第一次選考あと一歩作品詳細

『二人の相談』高野丹生


あらすじ&コメント

 結婚3年目のトモとカスミは、広い畑のある日本家屋に住み、ピクニックに出かけたり、捨て猫を育てたりして仲良く日々を過ごしている。ほのぼのとした日常は淡々と過ぎていくが、かつて多忙を極めた新聞記者だったカスミは、タウン情報誌の編集部という閑職へと異動になったことで、その新生活の違和感をぬぐい去れずにいた。その違和感はやがて無視できぬものになり、かつての同僚との浮気がきっかけで、夫婦生活に最大の危機が訪れる──。
 妻のカスミが遅い寝床から起床する様子を、階下にいる夫のトモが物音のみで描写する冒頭からはじまって、小説的な語りのうまさにうならされました。事件らしい事件が起きずとも、ぐいぐいと読まされてしまう筆力です。おそらく作者は、たくさんの優れた小説を読み、その滋養を吸いとってきた方に違いありません。ただ残念なのは、その語りのうまさが物語の構成に追いついていない点です。トモとカスミの日常場面のほのぼの感が生き生きと描かれているのに比べて、物語のキーになる「カスミの違和感」が真に迫ってこないのです。
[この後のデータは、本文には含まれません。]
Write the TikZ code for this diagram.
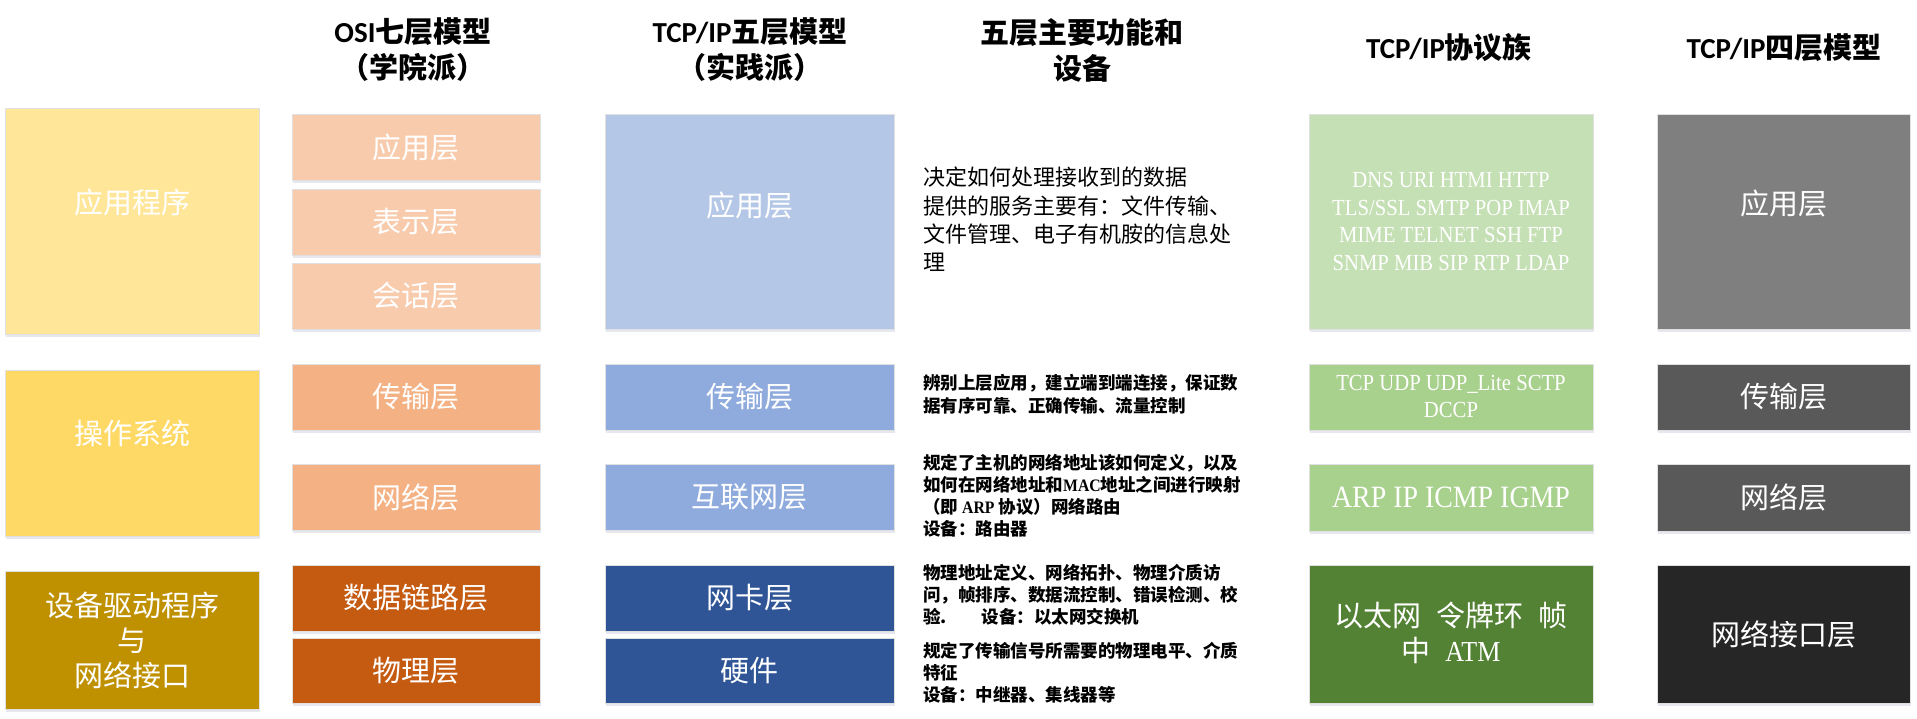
\documentclass[tikz,border=0pt]{standalone}
\usepackage{fontspec}
\usetikzlibrary{shadows}
\newfontfamily\hei{Noto Sans CJK SC}
\newfontfamily\calf{Carlito}
\newfontfamily\song{Noto Sans CJK SC}
\newfontfamily\lat{Liberation Serif}[FakeStretch=0.9]
\definecolor{yA}{HTML}{FFE699}
\definecolor{yB}{HTML}{FFD966}
\definecolor{yC}{HTML}{BF9000}
\definecolor{oA}{HTML}{F8CBAD}
\definecolor{oB}{HTML}{F4B183}
\definecolor{oC}{HTML}{C55A11}
\definecolor{bA}{HTML}{B4C7E7}
\definecolor{bB}{HTML}{8FAADC}
\definecolor{bC}{HTML}{2F5597}
\definecolor{gA}{HTML}{C5E0B4}
\definecolor{gB}{HTML}{A9D18E}
\definecolor{gC}{HTML}{548235}
\definecolor{kA}{HTML}{7F7F7F}
\definecolor{kB}{HTML}{595959}
\definecolor{kC}{HTML}{262626}
\tikzset{
  box/.style={draw=black!12, line width=0.8pt, inner sep=0pt, outer sep=0pt, anchor=north west,
    text=white, font=\song\fontsize{29}{34}\selectfont, align=center,
    drop shadow={shadow xshift=0.5pt, shadow yshift=-3pt, opacity=0.15, fill=blue!25!gray}},
  lbl/.style={text=white, font=\song\fontsize{29}{35}\selectfont, align=center, inner sep=0pt},
  hdr/.style={font=\hei\bfseries\fontsize{29}{36}\selectfont, align=center, inner sep=0pt},
  desc/.style={anchor=north west, align=left, inner sep=0pt, text=black},
  proto/.style={text=white, align=center, inner sep=0pt},
}
\begin{document}
\begin{tikzpicture}[x=1pt,y=-1pt]
\useasboundingbox (0,0) rectangle (1917,719);
\fill[white] (0,0) rectangle (1917,719);

% headers
\node[hdr] (h1) at (413,50) {{\calf OSI}七层模型\\（学院派）};
\node[hdr] (h2) at (750,50) {{\calf TCP/IP}五层模型\\（实践派）};
\node[hdr] (h3) at (1082,50) {五层主要功能和\\设备};
\node[hdr] (h4) at (1449,48) {{\calf TCP/IP}协议族};
\node[hdr] (h5) at (1784,48) {{\calf TCP/IP}四层模型};

% column 1
\node[box, fill=yA, minimum width=254pt, minimum height=226pt] (c1a) at (5,108) {};
\node[lbl] (c1aT) at (132,202) {应用程序};
\node[box, fill=yB, minimum width=254pt, minimum height=166pt] (c1b) at (5,370) {};
\node[lbl] (c1bT) at (132,433) {操作系统};
\node[box, fill=yC, minimum width=254pt, minimum height=138pt] (c1c) at (5,571) {};
\node[lbl] (c1cT) at (132,640) {设备驱动程序\\与\\网络接口};

% column 2 (OSI)
\node[box, fill=oA, minimum width=248pt, minimum height=66pt] (o1) at (292,114) {应用层};
\node[box, fill=oA, minimum width=248pt, minimum height=66pt] (o2) at (292,189) {表示层};
\node[box, fill=oA, minimum width=248pt, minimum height=66pt] (o3) at (292,263) {会话层};
\node[box, fill=oB, minimum width=248pt, minimum height=66pt] (o4) at (292,364) {传输层};
\node[box, fill=oB, minimum width=248pt, minimum height=66pt] (o5) at (292,464) {网络层};
\node[box, fill=oC, minimum width=248pt, minimum height=66pt] (o6) at (292,565) {数据链路层};
\node[box, fill=oC, minimum width=248pt, minimum height=65pt] (o7) at (292,638) {物理层};

% column 3 (TCP/IP five)
\node[box, fill=bA, minimum width=289pt, minimum height=215pt] (t1) at (605,114) {};
\node[lbl] (t1T) at (749.5,205) {应用层};
\node[box, fill=bB, minimum width=289pt, minimum height=66pt] (t2) at (605,364) {传输层};
\node[box, fill=bB, minimum width=289pt, minimum height=66pt] (t3) at (605,464) {互联网层};
\node[box, fill=bC, minimum width=289pt, minimum height=66pt] (t4) at (605,565) {网卡层};
\node[box, fill=bC, minimum width=289pt, minimum height=65pt] (t5) at (605,638) {硬件};

% column 4 (descriptions)
\node[desc, font=\song\fontsize{22}{28.3}\selectfont] (d1) at (923,167)
  {决定如何处理接收到的数据\\提供的服务主要有：文件传输、\\文件管理、电子有机胺的信息处\\理};
\node[desc, font=\song\bfseries\fontsize{17.5}{23.5}\selectfont] (d2) at (923,374)
  {辨别上层应用，建立端到端连接，保证数\\据有序可靠、正确传输、流量控制};
\node[desc, font=\song\bfseries\fontsize{17.5}{22}\selectfont] (d3) at (923,454)
  {规定了主机的网络地址该如何定义，以及\\如何在网络地址和{\lat MAC}地址之间进行映射\\（即 {\lat ARP} 协议）网络路由\\设备：路由器};
\node[desc, font=\song\bfseries\fontsize{17.5}{22}\selectfont] (d4) at (923,564)
  {物理地址定义、网络拓扑、物理介质访\\问，帧排序、数据流控制、错误检测、校\\验.\hspace{2em}设备：以太网交换机};
\node[desc, font=\song\bfseries\fontsize{17.5}{22}\selectfont] (d5) at (923,642)
  {规定了传输信号所需要的物理电平、介质\\特征\\设备：中继器、集线器等};

% column 5 (protocols)
\node[box, fill=gA, minimum width=284pt, minimum height=215pt] (p1) at (1309,114) {};
\node[proto, font=\lat\fontsize{23}{27.7}\selectfont] (p1T) at (1451,221.5)
  {DNS URI HTMI HTTP\\TLS/SSL SMTP POP IMAP\\MIME TELNET SSH FTP\\SNMP MIB SIP RTP LDAP};
\node[box, fill=gB, minimum width=284pt, minimum height=66pt] (p2) at (1309,364) {};
\node[proto, font=\lat\fontsize{23}{27}\selectfont] (p2T) at (1451,396.5)
  {TCP UDP UDP\_Lite SCTP\\DCCP};
\node[box, fill=gB, minimum width=284pt, minimum height=67pt] (p3) at (1309,464) {};
\node[proto, font=\lat\fontsize{31}{36}\selectfont] (p3T) at (1451,497) {ARP IP ICMP IGMP};
\node[box, fill=gC, minimum width=284pt, minimum height=138pt] (p4) at (1309,565) {};
\node[lbl] (p4T) at (1451,633)
  {以太网\hspace{15pt}令牌环\hspace{15pt}帧\\中\hspace{15pt}{\lat ATM}};

% column 6 (TCP/IP four)
\node[box, fill=kA, minimum width=253pt, minimum height=215pt] (f1) at (1657,114) {};
\node[lbl] (f1T) at (1783.5,203) {应用层};
\node[box, fill=kB, minimum width=253pt, minimum height=66pt] (f2) at (1657,364) {传输层};
\node[box, fill=kB, minimum width=253pt, minimum height=67pt] (f3) at (1657,464) {网络层};
\node[box, fill=kC, minimum width=253pt, minimum height=138pt] (f4) at (1657,565) {网络接口层};
\end{tikzpicture}
\end{document}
夢を録画できるという「夢屋」という人物は、とても魅力的でファンタジー要素にあふれた人物ですが、物語のだいぶ早い部分で現れ、説明的な結論を与えるだけで退場してしまうため、トモという理想的な夫との生活に違和感を覚えるカスミの「心の闇」の描写が脇に置かれてしまったからでしょうか。終盤、彼女がかつての同僚とセックスをするという行動は唐突というか、無理にドラマチックな要素をつけ足したかのような印象で、それを端にした夫婦の危機の乗り越え方もご都合主義に感じました。もしかすると、「夢屋」が明らかにした結論は冒頭ではなく、終盤で明かされるべきだったのかもしれません。トモと満ち足りた夫婦生活を送りながらも、「とても手に入れたいもの」を求める夢をくり返し見てしまう妻のカスミ。満ち足りた生活を送りながらも、彼女は何を追い求めていたのか?その答えを最後まで引っぱったほうが、物語はもっと面白くなったでしょう。